The Making Box seems extremely well-received by the community, with many of your shows ending up sold out – why do you think this is? How do these events help create a sense of community? Do they fill a void or a need?

 The Making-Box has been very well received by our community and our shows and classes do often sell out. We think it’s because laughter is shared experience that creates strong bonds.

There are so many clever, intelligent and interesting people in our community and we’ve merely poked a hole in a bucket of awesome that already existed - now it’s pouring out. We’ve also made performing comedy more accessible. It’s not so intimidating anymore, it’s like learning the guitar.


The Making Box was nominated for both Innovation Guelph's Start-Up of the Year and The Guelph Chamber of Commerce: Community Spirit Award – what makes the improv and stand-up of The Making Box innovative?

Our world requires us to improvise, so learning to improvise effectively can be the difference between time wasted and time well spent. It’s a valuable skill to a wide range of individuals and organizations. In a given week we may run an improv workshops for a financial institution, a university computer science classroom and then grade twos. On that same weekend we may help an advertising agency celebrate their 10-year anniversary by improvising scenes based on their company history and produce a comedy LGBTQ stand-up show.

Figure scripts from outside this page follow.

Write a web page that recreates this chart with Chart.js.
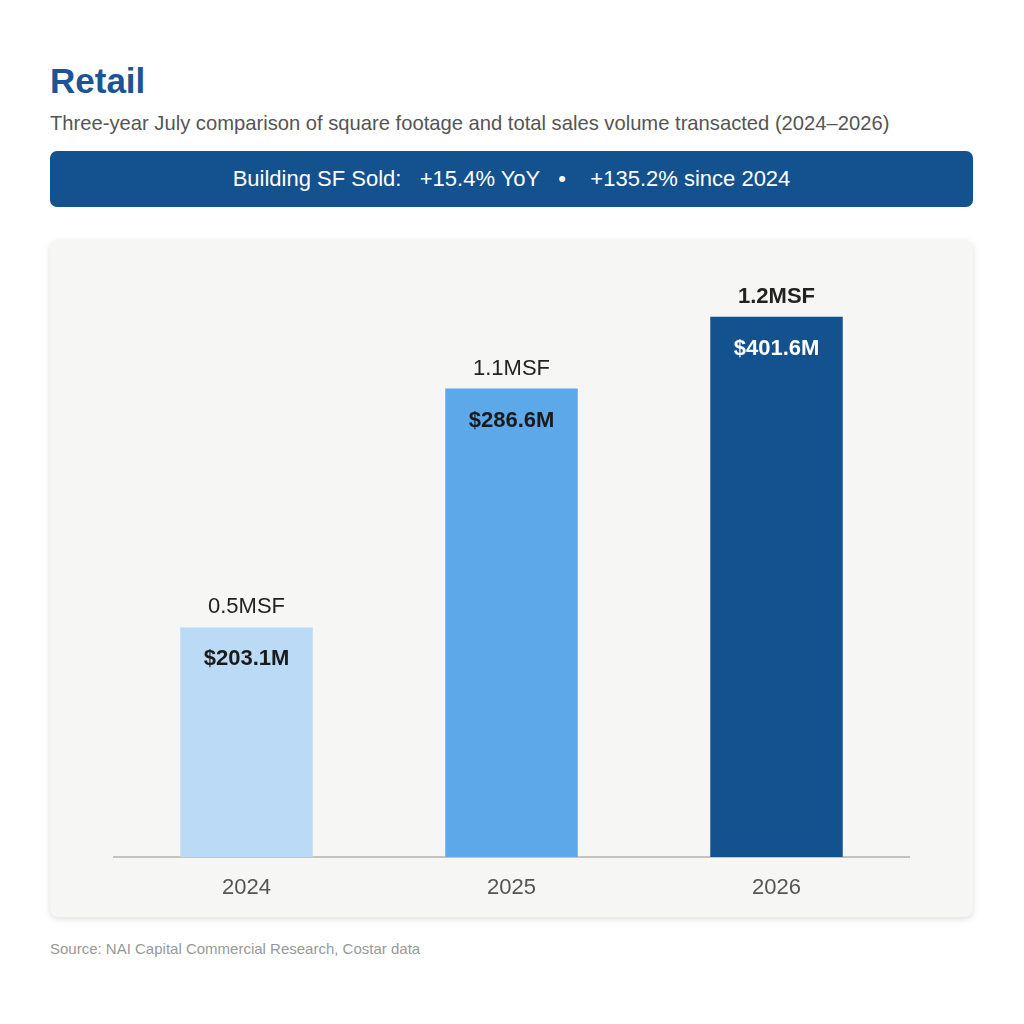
<!DOCTYPE html>
<html>
<head>
<meta charset="utf-8">
<script src="https://cdn.jsdelivr.net/npm/chart.js@4.4.1/dist/chart.umd.min.js"></script>
<style>
  body { margin: 0; background: #ffffff; font-family: "Liberation Sans", Arial, sans-serif; }
  .title { position: absolute; left: 50px; top: 63px; font-size: 35px; line-height: 1; font-weight: bold; color: #1b5596; }
  .subtitle { position: absolute; left: 50px; top: 113px; font-size: 20.2px; line-height: 1; color: #555555; }
  .banner {
    position: absolute; left: 50px; top: 151px; width: 923px; height: 56px;
    background: #13528f; border-radius: 7px; color: #ffffff; font-size: 22px;
    display: flex; align-items: center; justify-content: center; white-space: pre;
  }
  .panel {
    position: absolute; left: 50px; top: 240px; width: 923px; height: 677px;
    background: #f6f6f4; border-radius: 8px; box-shadow: 0 2px 6px rgba(0,0,0,0.13);
  }
  .panel canvas { position: absolute; left: 0; top: 0; }
  .source { position: absolute; left: 50px; top: 941px; font-size: 15px; line-height: 1; color: #999999; }
</style>
</head>
<body>
<div class="title">Retail</div>
<div class="subtitle">Three-year July comparison of square footage and total sales volume transacted (2024–2026)</div>
<div class="banner">Building SF Sold:   +15.4% YoY   •    +135.2% since 2024</div>
<div class="panel"><canvas id="chart" width="923" height="677"></canvas></div>
<div class="source">Source: NAI Capital Commercial Research, Costar data</div>

<script>
const years = ["2024", "2025", "2026"];
const sfSold = [0.527, 1.075, 1.24];          // million square feet
const sfLabels = ["0.5MSF", "1.1MSF", "1.2MSF"];
const salesVolume = ["$203.1M", "$286.6M", "$401.6M"];
const barColors = ["#bbdaf5", "#5ca8e8", "#13528f"];
const innerColors = ["#1a1a1a", "#1a1a1a", "#ffffff"];

const FONT = '"Liberation Sans", Arial, sans-serif';

// labels above and inside each bar
const barLabels = {
  id: "barLabels",
  afterDatasetsDraw(chart) {
    const ctx = chart.ctx;
    const meta = chart.getDatasetMeta(0);
    ctx.save();
    ctx.textAlign = "center";
    ctx.textBaseline = "middle";
    meta.data.forEach((bar, i) => {
      const last = i === meta.data.length - 1;
      ctx.font = (last ? "bold " : "") + "22px " + FONT;
      ctx.fillStyle = "#222222";
      ctx.fillText(sfLabels[i], bar.x, bar.y - 20);
      ctx.font = "bold 22px " + FONT;
      ctx.fillStyle = innerColors[i];
      ctx.fillText(salesVolume[i], bar.x, bar.y + 32);
    });
    ctx.restore();
  }
};

new Chart(document.getElementById("chart"), {
  type: "bar",
  data: {
    labels: years,
    datasets: [{
      data: sfSold,
      backgroundColor: barColors,
      borderWidth: 0,
      categoryPercentage: 1,
      barPercentage: 0.5
    }]
  },
  options: {
    responsive: false,
    animation: false,
    layout: { padding: { left: 64, right: 64, top: 7, bottom: 0 } },
    plugins: { legend: { display: false }, tooltip: { enabled: false } },
    scales: {
      x: {
        grid: { display: false, drawTicks: false },
        border: { display: true, color: "#c4c4bc", width: 2 },
        ticks: { color: "#555555", font: { family: FONT, size: 22 }, padding: 18 },
        afterFit(scale) { scale.height = 60; }
      },
      y: { display: false, min: 0, max: 1.4 }
    }
  },
  plugins: [barLabels]
});
</script>
</body>
</html>
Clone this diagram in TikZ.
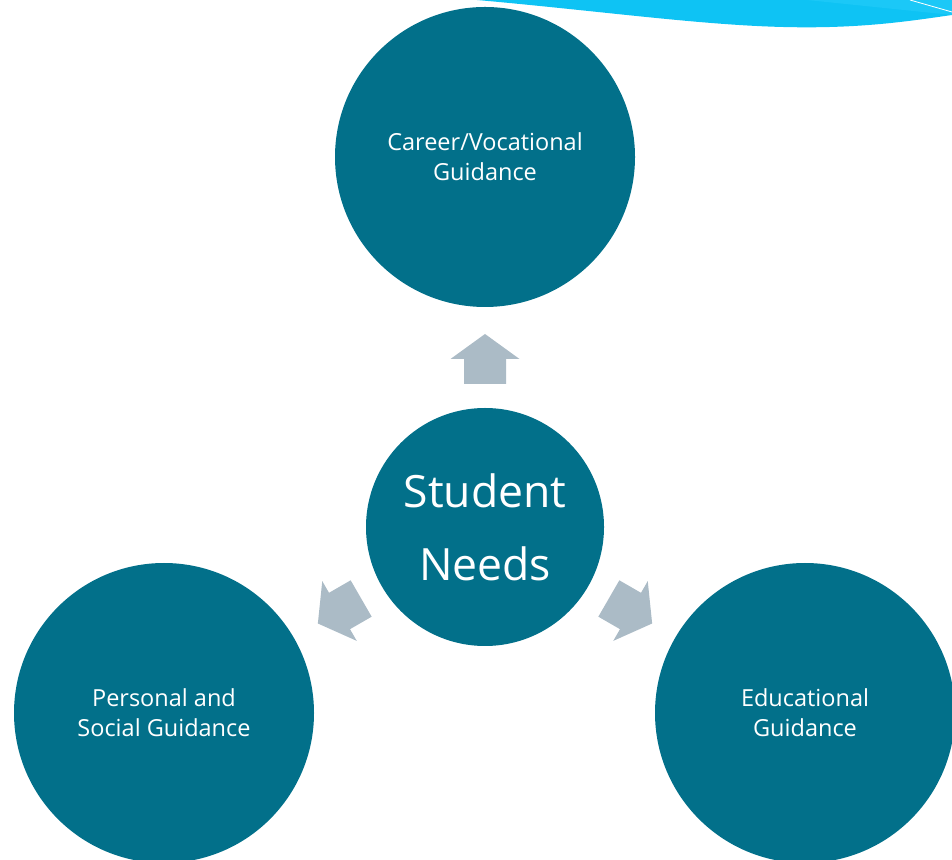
\documentclass[tikz,border=0pt]{standalone}
\usepackage{fontspec}
\setmainfont{Open Sans}
\definecolor{circ}{HTML}{02708A}
\definecolor{arr}{HTML}{ABBBC6}
\definecolor{sw}{HTML}{0EC3F4}
\definecolor{swl}{HTML}{1BC8F7}
\begin{document}
\begin{tikzpicture}[x=1pt,y=1pt,
  bigc/.style={circle,fill=circ,minimum size=300pt,inner sep=0pt,text=white,align=center,
    font=\fontsize{23.5}{30}\selectfont},
  midc/.style={circle,fill=circ,minimum size=238pt,inner sep=0pt,text=white,align=center,
    font=\fontsize{44.5}{73}\selectfont},
  arrowshape/.style={fill=arr}]
\useasboundingbox (0,0) rectangle (952,859);
\begin{scope}
\clip (0,0) rectangle (952,859);
% swoosh
\fill[sw] (477,859) .. controls (600,848) and (700,834) .. (783,832)
  .. controls (860,830) and (910,838) .. (952,844) -- (952,859) -- cycle;
\fill[swl] (807,859) -- (952,844) -- (952,859) -- cycle;
\draw[white,line width=0.8pt] (910,859) -- (952,847);
% circles
\node[bigc] (career) at (485,702) {Career/Vocational\\Guidance};
\node[midc] (sn) at (485,332) {Student\\Needs};
\node[bigc] (personal) at (164,146) {Personal and\\Social Guidance};
\node[bigc] (edu) at (805,146) {Educational\\Guidance};
% arrows
\foreach \a in {90,210,330}{
  \begin{scope}[shift={(sn.center)},rotate=\a]
    \fill[arrowshape] (143,-21) -- (168,-21) -- (168,-34.5) -- (193,0) -- (168,34.5) -- (168,21) -- (143,21) -- cycle;
  \end{scope}
}
\end{scope}
\end{tikzpicture}
\end{document}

All that to say, there are three major services we’re offering at The Making-Box: Improv For Business (our corporate training program), Improv Incubator (our classes for adults and youth) and Live Comedy (our public and private events).

The Making-Box is fortunate to exist in an area that fosters entrepreneurship and innovation. Our community of students and show-goers are incredibly eager, helpful and celebratory.

“Can I come in and help clean?!” It’s rare for your paying customers to ask to help you do your work, right? Not at The Making-Box. This happens all the time.

Is improv an art form? Would you consider yourself an artist?

At The Making-Box we define improv as a framework of listening, connecting and responding that fosters trust, adaptability and productive collaboration. Sure, improv theatre is an art form and improv techniques are also complementary to other artforms too. For example, we often improvise songs in our shows and improv theatre techniques can complement your writing, mental health, dancing ability or marketing campaigns.

And finally, what’s this “heartwarming story” of yours that your website speaks of?! How did the Making Box come to be? I’m intrigued!

When I was a youngster, my Mother built this Rubbermaid tote full of construction paper, pipe-cleaners, glue and the like. It was a platform for my brothers and I to create from. She called it The Making-Box. When it came to naming the movement of people building community through comedy here, there was no better name. The Making-Box; a platform to make happy happen.